Which lines in the records below contain the word "this"? Copy each of them.

====== Given records ======

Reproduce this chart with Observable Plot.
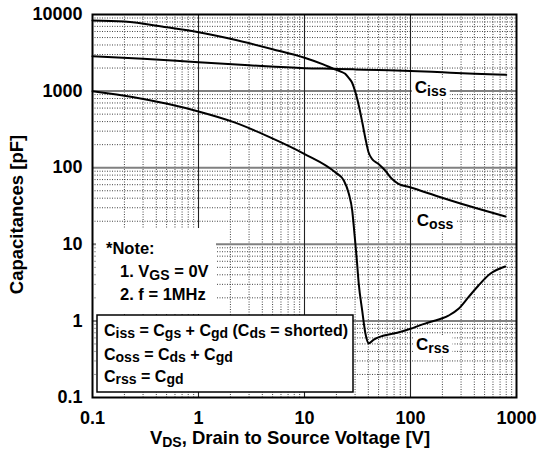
<!DOCTYPE html>
<html><head><meta charset="utf-8">
<script src="https://cdn.jsdelivr.net/npm/d3@7"></script>
<script src="https://cdn.jsdelivr.net/npm/@observablehq/plot@0.6"></script>
<style>
html,body{margin:0;padding:0;background:#fff;}
#chart svg{display:block;}
#chart svg text{font-weight:bold !important; font-family:'Liberation Sans', Arial, Helvetica, sans-serif !important;}
</style>
</head><body><div id="chart"></div>
<script>
// ---- data ----
const cissV = [0.1, 0.3, 1, 3, 10, 20, 30, 50, 100, 200, 400, 800];
const cissC = [2860, 2650, 2380, 2170, 1990, 1950, 1920, 1880, 1830, 1760, 1690, 1630];

const cossV = [0.1, 0.2, 0.5, 1, 2, 5, 10, 15, 18.8, 22, 24.2, 26, 28, 30.5, 32.8, 35.3, 37.9, 40.2, 43.2, 49.9, 57.7, 66.7, 77, 99, 192, 343, 787];
const cossC = [8350, 8110, 6820, 5870, 4810, 3520, 2720, 2230, 1960, 1800, 1683, 1500, 1306, 922, 617, 374, 226, 159, 131, 112, 92, 71.6, 61.6, 55.6, 41.2, 32.1, 23.1];

const crssV = [0.1, 0.245, 0.507, 1, 2.15, 4.57, 9.93, 19.5, 23.5, 26.2, 28.2, 29.6, 31, 32.5, 35, 37.6, 40.4, 45, 55, 75, 100, 124, 150, 228, 284, 352, 438, 565, 782];
const crssC = [998, 832, 682, 542, 393, 255, 152, 87, 68, 45.6, 27.6, 13.7, 6.8, 3.05, 1.37, 0.68, 0.51, 0.57, 0.64, 0.70, 0.79, 0.88, 0.96, 1.17, 1.44, 2.04, 2.9, 4.12, 5.13];

const xTicks = [0.1, 1, 10, 100, 1000];
const yTicks = [0.1, 1, 10, 100, 1000, 10000];
const xMajorGrid = [1, 10, 100];
const yMajorGrid = [1, 10, 100, 1000];
const minorSteps = [2, 3, 4, 5, 6, 7, 8, 9];
const xMinor = [0.1, 1, 10, 100].flatMap(d => minorSteps.map(k => d * k));
const yMinor = [0.1, 1, 10, 100, 1000].flatMap(d => minorSteps.map(k => d * k));

const curveLabels = [
  {v: 111, c: 930, text: "C_{iss}"},
  {v: 116, c: 17.1, text: "C_{oss}"},
  {v: 114, c: 0.41, text: "C_{rss}"}
];
const noteLines = ["*Note:", "1. V_{GS} = 0V", "2. f = 1MHz"];
const legendLines = ["C_{iss} = C_{gs} + C_{gd} (C_{ds} = shorted)", "C_{oss} = C_{ds} + C_{gd}", "C_{rss} = C_{gd}"];
const xTitle = "V_{DS}, Drain to Source Voltage [V]";
const yTitle = "Capacitances [pF]";

(function () {
const rows = (V, C) => V.map((v, i) => ({v, c: C[i]}));
const FONT = "'Liberation Sans', Arial, Helvetica, sans-serif";

const plot = Plot.plot({
  width: 538, height: 450,
  marginLeft: 92, marginRight: 22, marginTop: 14, marginBottom: 53,
  style: {fontFamily: FONT, background: "#fff", overflow: "visible"},
  x: {type: "log", domain: [0.1, 1000]},
  y: {type: "log", domain: [0.1, 10000]},
  marks: [
    Plot.ruleX(xMinor, {stroke: "#222", strokeWidth: 0.85, strokeDasharray: "1,1.5"}),
    Plot.ruleY(yMinor, {stroke: "#222", strokeWidth: 0.85, strokeDasharray: "1,1.5"}),
    Plot.ruleY(yMajorGrid, {stroke: "#808080", strokeWidth: 2}),
    Plot.ruleX(xMajorGrid, {stroke: "#222", strokeWidth: 1.1}),
    Plot.line(rows(cissV, cissC), {x: "v", y: "c", curve: "monotone-x", stroke: "#000", strokeWidth: 2}),
    Plot.line(rows(cossV, cossC), {x: "v", y: "c", curve: "monotone-x", stroke: "#000", strokeWidth: 2}),
    Plot.line(rows(crssV, crssC), {x: "v", y: "c", curve: "monotone-x", stroke: "#000", strokeWidth: 2}),
    Plot.frame({stroke: "#000", strokeWidth: 2}),
    Plot.axisX({ticks: xTicks, tickSize: 0, tickPadding: 14, tickFormat: d => String(d), fontSize: 18, fontWeight: "bold", label: null}),
    Plot.axisY({ticks: yTicks, tickSize: 0, tickPadding: 10, tickFormat: d => String(d), fontSize: 18, fontWeight: "bold", label: null})
  ]
});
document.getElementById("chart").appendChild(plot);

const svg = d3.select(plot);
svg.selectAll('g[aria-label="x-axis tick label"], g[aria-label="y-axis tick label"]')
  .attr("font-size", 18).attr("font-weight", "bold").attr("fill", "#000");

const X = plot.scale("x"), Y = plot.scale("y");
const fL = X.apply(0.1), fR = X.apply(1000), fT = Y.apply(10000), fB = Y.apply(0.1);

// rich text with subscripts: "_{...}"
function rich(parent, x, y, str, size, subSize, opts = {}) {
  const t = parent.append("text").attr("x", x).attr("y", y)
    .attr("font-family", FONT).attr("font-weight", "bold").attr("font-size", size).attr("fill", "#000")
    .attr("text-anchor", opts.anchor || "start");
  if (opts.transform) t.attr("transform", opts.transform);
  const parts = str.split(/(_\{[^}]*\})/).filter(s => s.length);
  const shift = opts.shift ?? 2.5;
  let lowered = false;
  for (const p of parts) {
    if (p.startsWith("_{")) {
      t.append("tspan").attr("font-size", subSize).attr("dy", lowered ? 0 : shift).text(p.slice(2, -1));
      lowered = true;
    } else {
      t.append("tspan").attr("dy", lowered ? -shift : 0).text(p);
      lowered = false;
    }
  }
  return t;
}

const firstLine = 'g[aria-label="line"]';
// note area (white, no border)
svg.insert("rect", firstLine)
  .attr("x", fL + 4).attr("y", fT + 214).attr("width", 120).attr("height", 86)
  .attr("fill", "#fff");
// legend box
svg.insert("rect", firstLine)
  .attr("x", fL + 5).attr("y", fT + 301).attr("width", 256).attr("height", 77)
  .attr("fill", "#fff").attr("stroke", "#000").attr("stroke-width", 1.5);

const ann = svg.append("g").attr("text-anchor", "start");
// note text
rich(ann, fL + 14, fT + 240, noteLines[0], 16.5, 14);
rich(ann, fL + 28, fT + 263, noteLines[1], 16.5, 14);
rich(ann, fL + 28, fT + 286, noteLines[2], 16.5, 14);
// legend text
rich(ann, fL + 12, fT + 322, legendLines[0], 16, 14, {shift: 2});
rich(ann, fL + 12, fT + 346, legendLines[1], 16, 14, {shift: 2});
rich(ann, fL + 12, fT + 368, legendLines[2], 16, 14, {shift: 2});

// curve labels with white background
for (const L of curveLabels) {
  const t = rich(ann, X.apply(L.v), Y.apply(L.c), L.text, 17, 14, {shift: 3});
  const b = t.node().getBBox();
  ann.insert("rect", () => t.node())
    .attr("x", b.x - 3).attr("y", b.y).attr("width", b.width + 6).attr("height", b.height)
    .attr("fill", "#fff");
}

// axis titles
rich(ann, (fL + fR) / 2 - 14, 443.5, xTitle, 18.5, 14, {anchor: "middle", shift: 3});
rich(ann, 0, 0, yTitle, 18.5, 14, {anchor: "middle", transform: `translate(23,${(fT + fB) / 2 + 9}) rotate(-90)`});
})();
</script>
</body></html>
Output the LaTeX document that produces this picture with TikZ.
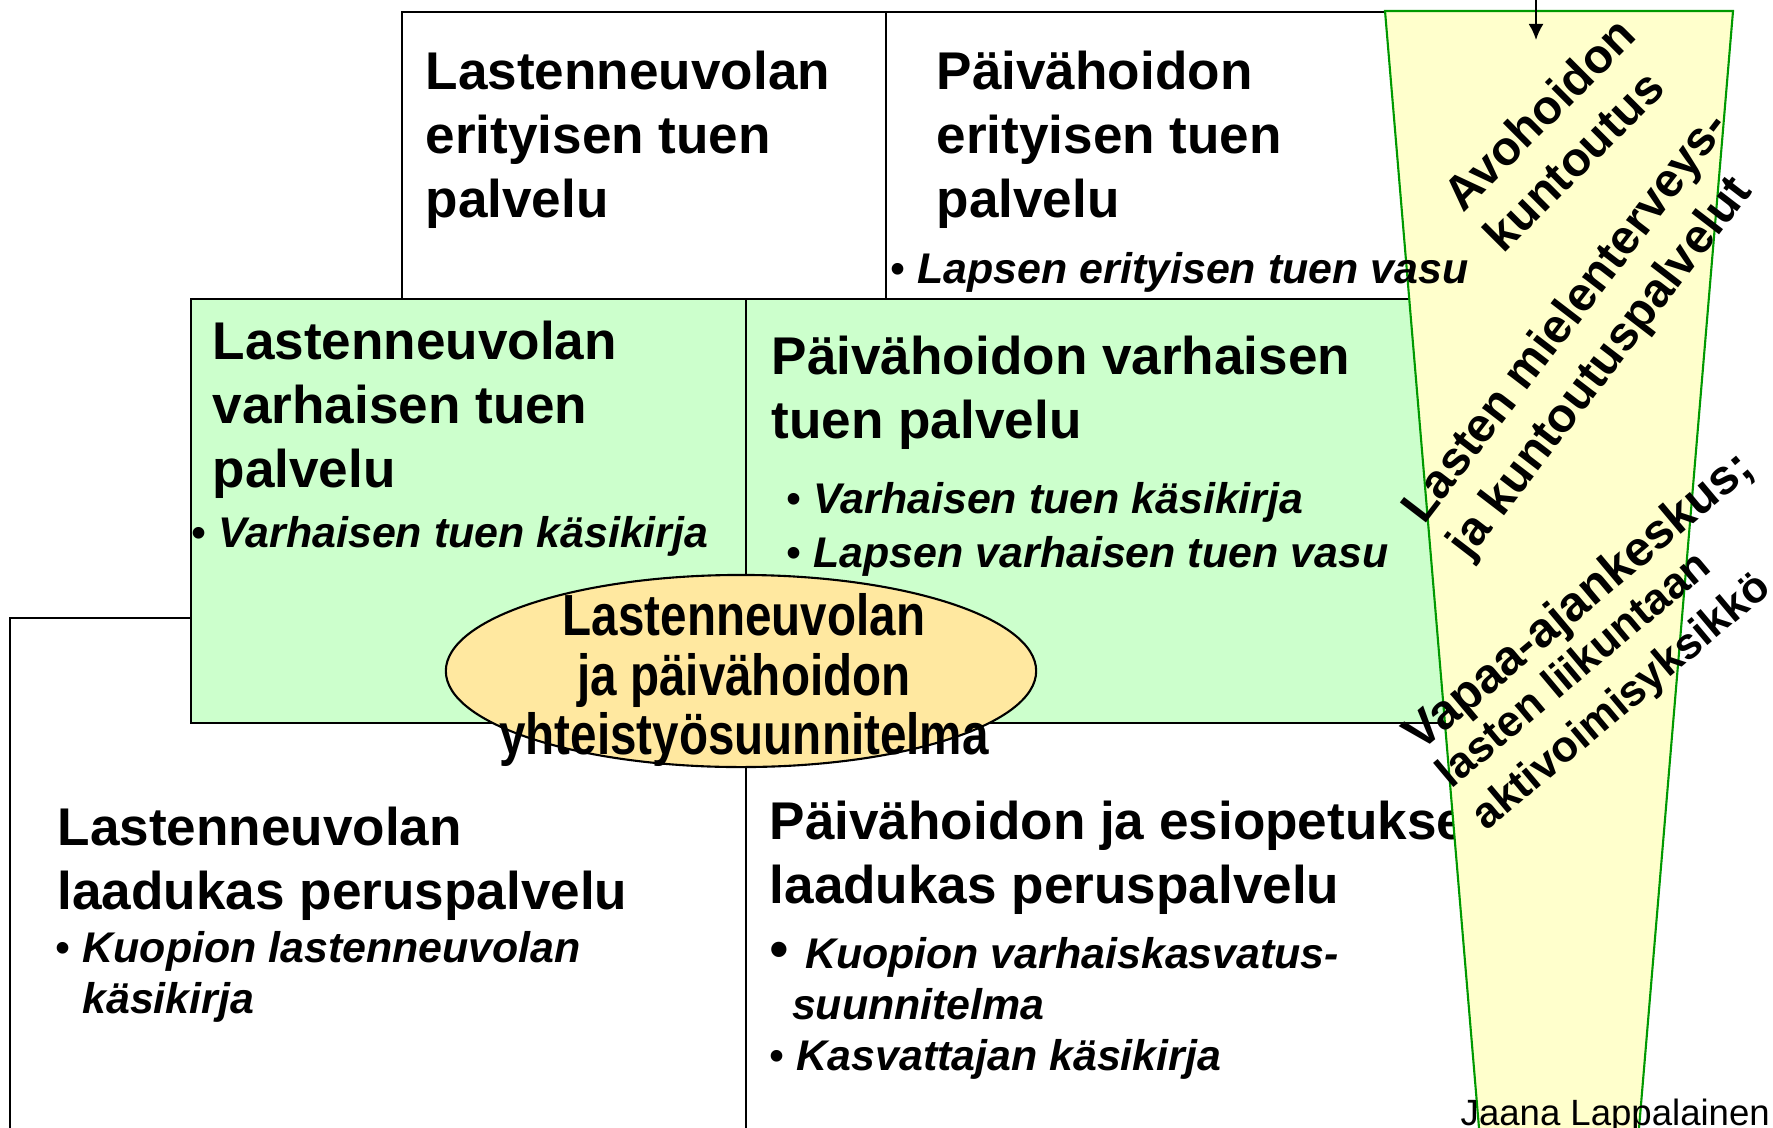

======

* Expected answer:
Reproduce this chart with Observable Plot.
Output the LaTeX document that produces this picture with TikZ.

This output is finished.